The only thing that counted as a flaw, I suppose, was really more of a thinking moment, reflected in something Martha Bayne muttered to me: “too much with the ‘womans.'”
True enough: Pratt’s love songs are laced with the dread phrase “my woman,” which was once liberally peppered in 60s and 70s hair rock and folk to suggest a certain soulfulness and primal earthiness. That’s probably because it turns up in the blues a lot, usually in a context like “Gonna beat my woman until I get satisfied” or “I shot my woman down, caught her messin’ around with another man.” Hippie romanticism, though, raises “my woman” to a sort of spiritually elevated nymph who sits around with her feet in a bucket of waterlilies like Tom Bombadil’s Goldberry, bails her man out of trouble, and makes mean hash brownies.
It’s a devious way of suggesting caveman sexuality while worshipping one’s personal house goddess at the same. “My woman” might get dragged in by the hair, but there’s a lovely pedestal waiting for her. And yet, there’s something almost endearing about the phrase, maybe because the simple act of using it with a straight face these days (do you know anyone who does?) suggests it’s a bit of helpless holdover. It’s quaint. It’s twee. It’s like wearing spats.

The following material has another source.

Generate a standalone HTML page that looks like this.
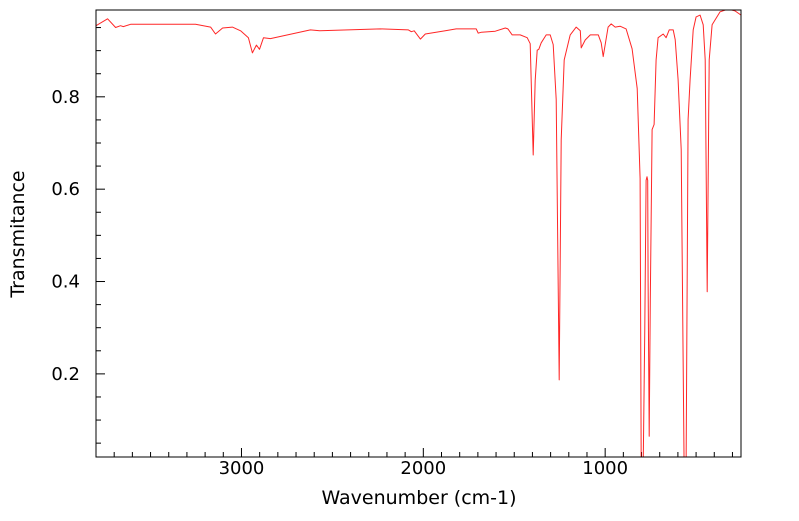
<!DOCTYPE html>
<html><head><meta charset="utf-8"><style>
html,body{margin:0;padding:0;background:#fff;}
svg text{font-family:"DejaVu Sans","Liberation Sans",sans-serif;fill:#000;}
</style></head><body>
<svg id="chart" width="799" height="516" xmlns="http://www.w3.org/2000/svg">
<defs><clipPath id="clip"><rect x="96" y="10" width="645" height="447"/></clipPath></defs>
<g id="ticks"></g>
<polyline id="line" fill="none" stroke="#ff0000" stroke-width="1" stroke-opacity="0.85" stroke-linejoin="round" clip-path="url(#clip)"/>
<rect x="96" y="10" width="645" height="447" fill="none" stroke="#000" stroke-width="1"/>
<text x="419" y="504" font-size="19" text-anchor="middle">Wavenumber (cm-1)</text>
<text transform="translate(24,234) rotate(-90)" font-size="19" text-anchor="middle">Transmitance</text>
</svg>
<script>
const wavenumbers=[3800,3736,3692,3665,3650,3610,3253,3170,3143,3104,3050,3005,2962,2940,2918,2901,2879,2841,2621,2570,2236,2082,2066,2050,2016,1989,1879,1819,1709,1698,1680,1604,1549,1535,1511,1467,1429,1412,1396,1385,1374,1365,1352,1324,1302,1286,1269,1253,1242,1225,1192,1159,1137,1132,1110,1082,1038,1022,1011,1000,984,967,945,918,885,852,824,808,802,791,782,775,770,766,764,758,752,742,731,720,709,681,665,648,626,615,599,582,566,555,544,533,516,500,478,461,450,439,428,412,368,324,286,253];
const transmittance=[0.954,0.969,0.950,0.954,0.952,0.957,0.957,0.951,0.936,0.949,0.951,0.943,0.928,0.895,0.912,0.903,0.928,0.926,0.945,0.943,0.947,0.945,0.941,0.943,0.925,0.936,0.943,0.947,0.947,0.938,0.940,0.942,0.949,0.947,0.934,0.934,0.928,0.915,0.674,0.836,0.901,0.903,0.917,0.934,0.934,0.913,0.794,0.187,0.707,0.880,0.934,0.951,0.943,0.906,0.923,0.934,0.934,0.917,0.887,0.913,0.951,0.958,0.951,0.953,0.947,0.904,0.818,0.623,0.0,0.0,0.3,0.619,0.627,0.619,0.400,0.065,0.36,0.729,0.740,0.880,0.928,0.936,0.928,0.945,0.945,0.924,0.837,0.686,0.0,0.0,0.751,0.837,0.945,0.973,0.977,0.956,0.880,0.378,0.880,0.956,0.984,0.990,0.986,0.977];
const xTicks=[1000,2000,3000];
const yTicks=[0.2,0.4,0.6,0.8];
const X0=3800,X1=253,Y0=0.02,Y1=0.988;
const L=96,R=741,T=10,B=457;
const sx=v=>L+(X0-v)/(X0-X1)*(R-L);
const sy=v=>B-(v-Y0)/(Y1-Y0)*(B-T);
const NS="http://www.w3.org/2000/svg";
const line=document.getElementById('line');
line.setAttribute('points',wavenumbers.map((w,i)=>sx(w).toFixed(1)+','+sy(transmittance[i]).toFixed(1)).join(' '));
const g=document.getElementById('ticks');
function mk(tag,attrs){const e=document.createElementNS(NS,tag);for(const k in attrs)e.setAttribute(k,attrs[k]);g.appendChild(e);return e;}
for(let w=300;w<=3800;w+=100){const x=sx(w);if(x<L||x>R)continue;const major=w%1000===0;
const t=mk('line',{x1:x,x2:x,y1:B,y2:B-(major?9:5),stroke:'#000','stroke-width':1});

}
xTicks.forEach(v=>{const t=mk('text',{x:sx(v),y:474,'font-size':18,'text-anchor':'middle'});t.textContent=v;

});
for(let k=1;k<=19;k++){const v=k*0.05;const y=sy(v);if(y<T||y>B)continue;const major=k%4===0;
const t=mk('line',{x1:L,x2:L+(major?9:5),y1:y,y2:y,stroke:'#000','stroke-width':1});

}
yTicks.forEach(v=>{const t=mk('text',{x:80,y:sy(v)+6,'font-size':18,'text-anchor':'end'});t.textContent=v.toFixed(1);

});
</script>
</body></html>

The male equivalent is no better. “My old man” to me is my father, and “my man” still rings to me primarily either like a jive-age greeting, or the kind of professional that Lou Reed was waiting for at Lexington one-two-five (if I had one of those to refer to, which of course I don’t).
But retro and silly as they are, “my woman” and “my man” will probably never die out, because “my significant other” doesn’t scan in much of anything, and “girl/boyfriend” has never entirely lost that Eau de Eighth Grade, and “lover” only really works in R & B slow jams and pseudo-Olde English ballads.